The procedure itself raises up some questions too. First of all - balance confirmation requires around 1\3 of all the papers that they need for an audit. So basically - this only a proof that they had the money to back them at the moment. $2.5 billion in cash somewhere. Furthermore - Freeh Sporkin & Sullivan is a law firm, a well respected and known company, but still - a law company. It’s evident that full audit from the “big four” company would’ve raised the level of trust and overall support from the investors and have given it a boost of liquidity. So basically - investing in the Ernst & Young would’ve paid off almost instantaneously. But they picked FSS instead. Which has one of its founding members, Eugene R. Sullivan as a member of the advisory board in one of Tether's banks. Furthermore - he has ties with the Saipan casino that was raided by the U.S Federal Agents. So it sure raises several questions.

But it’s also entirely possible that there is no foul play involved. Changpeng ZHAO, CEO of Binance, voiced following opinion on the subject: Tether Limited might be very secretive about their money because of the possible issues with banking. Traditional banks tend to freeze and ban accounts of the known crypto companies. Right now, only Singapore and Switzerland are making serious moves to normalize relations between conventional banking and crypto industry.

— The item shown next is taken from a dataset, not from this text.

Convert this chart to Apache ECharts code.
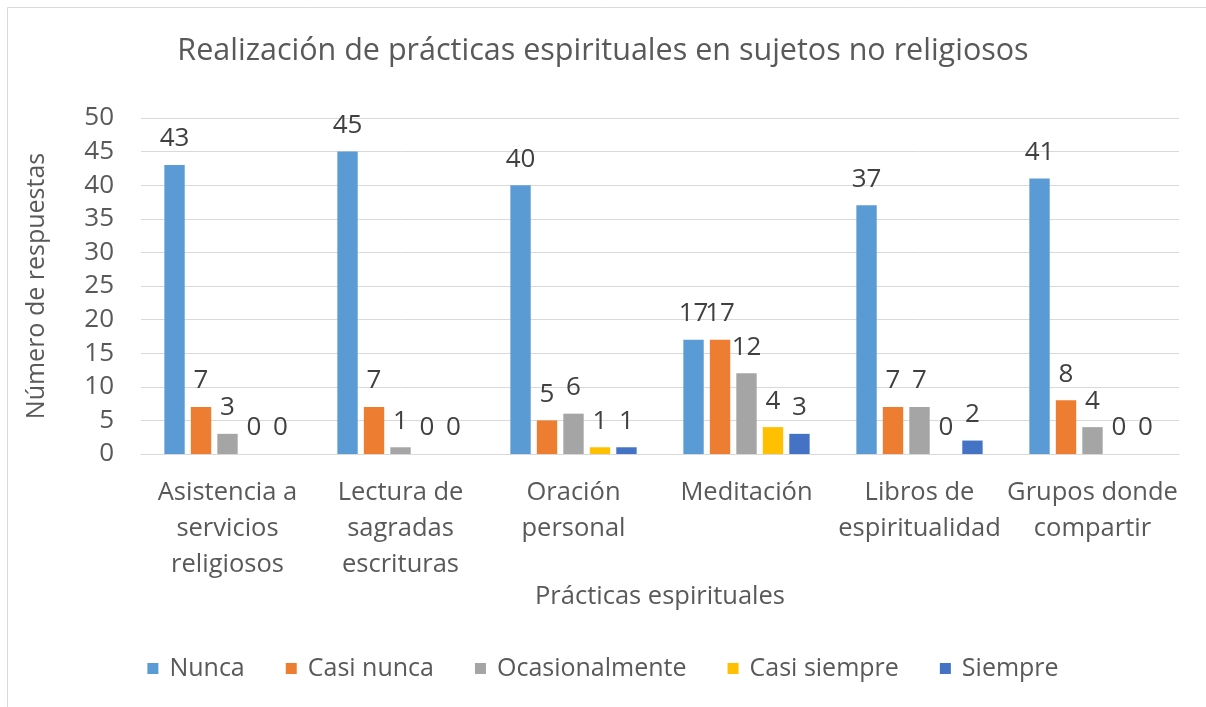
<!DOCTYPE html>
<html>
    <head>
        <meta charset="utf-8">
        <title>Prácticas espirituales</title>
        <script src="https://cdn.jsdelivr.net/npm/echarts@6/dist/echarts.min.js"></script>
        <style type="text/css">
            *{margin: 0}
            body{background: #fff}
        </style>
    </head>
    <body>
        <div id="main" style="width: 1206px;height:707px;"></div>
        <script type="text/javascript">
        // datos
        var categorias = ['Asistencia a\nservicios\nreligiosos', 'Lectura de\nsagradas\nescrituras', 'Oración\npersonal', 'Meditación', 'Libros de\nespiritualidad', 'Grupos donde\ncompartir'];
        var nunca = [43, 45, 40, 17, 37, 41];
        var casiNunca = [7, 7, 5, 17, 7, 8];
        var ocasionalmente = [3, 1, 6, 12, 7, 4];
        var casiSiempre = [0, 0, 1, 4, 0, 0];
        var siempre = [0, 0, 1, 3, 2, 0];
        var yTicks = {min: 0, max: 50, interval: 5};

        var fuente = '"Open Sans", Lato, sans-serif';
        var gris = '#595959';

        function serie(nombre, datos, color) {
            return {
                name: nombre,
                type: 'bar',
                data: datos,
                barGap: '30%',
                barCategoryGap: '27%',
                itemStyle: {color: color},
                label: {
                    show: true,
                    position: 'top',
                    distance: 13,
                    color: '#404040',
                    fontSize: 26,
                    fontFamily: fuente
                }
            };
        }

        var myChart = echarts.init(document.getElementById('main'));
        myChart.setOption({
            backgroundColor: '#fff',
            animation: false,
            textStyle: {fontFamily: fuente},
            graphic: [{
                type: 'rect',
                shape: {x: 7.5, y: 7.5, width: 1400, height: 900},
                style: {fill: 'none', stroke: '#D9D9D9', lineWidth: 1},
                silent: true
            }],
            title: {
                text: 'Realización de prácticas espirituales en sujetos no religiosos',
                left: 'center',
                top: 31,
                textStyle: {fontSize: 30.5, fontWeight: 'normal', color: gris, fontFamily: fuente}
            },
            legend: {
                data: ['Nunca', 'Casi nunca', 'Ocasionalmente', 'Casi siempre', 'Siempre'],
                bottom: 21,
                left: 'center',
                itemWidth: 11,
                itemHeight: 11,
                itemGap: 41,
                icon: 'rect',
                textStyle: {fontSize: 25, color: gris, fontFamily: fuente, padding: [0, 0, 0, 6]}
            },
            grid: {left: 141, right: 27, top: 118, bottom: 253},
            xAxis: {
                type: 'category',
                data: categorias,
                name: 'Prácticas espirituales',
                nameLocation: 'middle',
                nameGap: 125,
                nameTextStyle: {fontSize: 25.5, color: gris},
                axisLine: {lineStyle: {color: '#D9D9D9', width: 1}},
                axisTick: {show: false},
                axisLabel: {interval: 0, fontSize: 25.5, lineHeight: 36, color: gris, margin: 21}
            },
            yAxis: {
                type: 'value',
                min: yTicks.min,
                max: yTicks.max,
                interval: yTicks.interval,
                name: 'Número de respuestas',
                nameLocation: 'middle',
                nameGap: 92,
                nameTextStyle: {fontSize: 25, color: gris},
                axisLine: {show: false},
                axisTick: {show: false},
                axisLabel: {fontSize: 26, color: gris, margin: 27},
                splitLine: {lineStyle: {color: '#D9D9D9', width: 1}}
            },
            series: [
                serie('Nunca', nunca, '#5B9BD5'),
                serie('Casi nunca', casiNunca, '#ED7D31'),
                serie('Ocasionalmente', ocasionalmente, '#A5A5A5'),
                serie('Casi siempre', casiSiempre, '#FFC000'),
                serie('Siempre', siempre, '#4472C4')
            ]
        });
        </script>
    </body>
</html>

But overall price swings led to the moment when the community has lost its faith in Tether in general. USDT became a “Schrodinger's crypto”, that led market into the state of crypto schizophrenia. On the one hand - everyone is okay with working with it. On the other hand, they operate under the assumption that Tether will likely spontaneously combust at some point or another in the future.

The full collapse of the Tether is one big dip away, that will push hodlers into the skeptic’s camp. Basically it will look like this: Tether prices drop, and that causes all crypto to USDT pairs to grow. Traders will need more Tether to make transactions, and soon enough prices will raise above the 1:1 level. To keep the balance Tether Limited will issue more coins, it will hurt the price even more and in the long end this will lead to the total devaluation of the USDT.

Because of that reason, a significant percent of traders using platforms that work through USDT will want to withdraw mainstream cryptocurrencies, such as bitcoin, litecoin and bitcoin cash, trying to stop hemorrhaging money on the price swings. And hodlers will prefer to move to the fiat to crypto oriented exchanges. This will inevitably hurt trading platforms with big amounts of Tether on hand, such as Bittrex, Poloniex, and Bitfinex. And that will for sure lead to the withdrawal restrictions on the exchanges that will be affected by trader’s migration.

So, what hodlers should do with USDT? To get an answer to this question, we should look back in time, at the fall of the eurodollar system. Everything was fine, for years, even decades - but then the 2008 financial crisis came. At that very moment everyone realized that most of the assets, around 60-63%, we not backed by anything. Everything went so bad that the US had to bail out “Too Big to Fail” companies.

And experience gracefully tips us the following - no one is going to bail out companies that were hurt by the Tether hypothetical collapse. And the recent seemingly positive report on crypto that was published by BIS proves it: “Cryptoassets do not, at this point, pose a global financial stability risk”. In other words - no crypto company is big enough to be considered institutional important for the international economic relations. Tether is a way too small off a fish in comparison to them.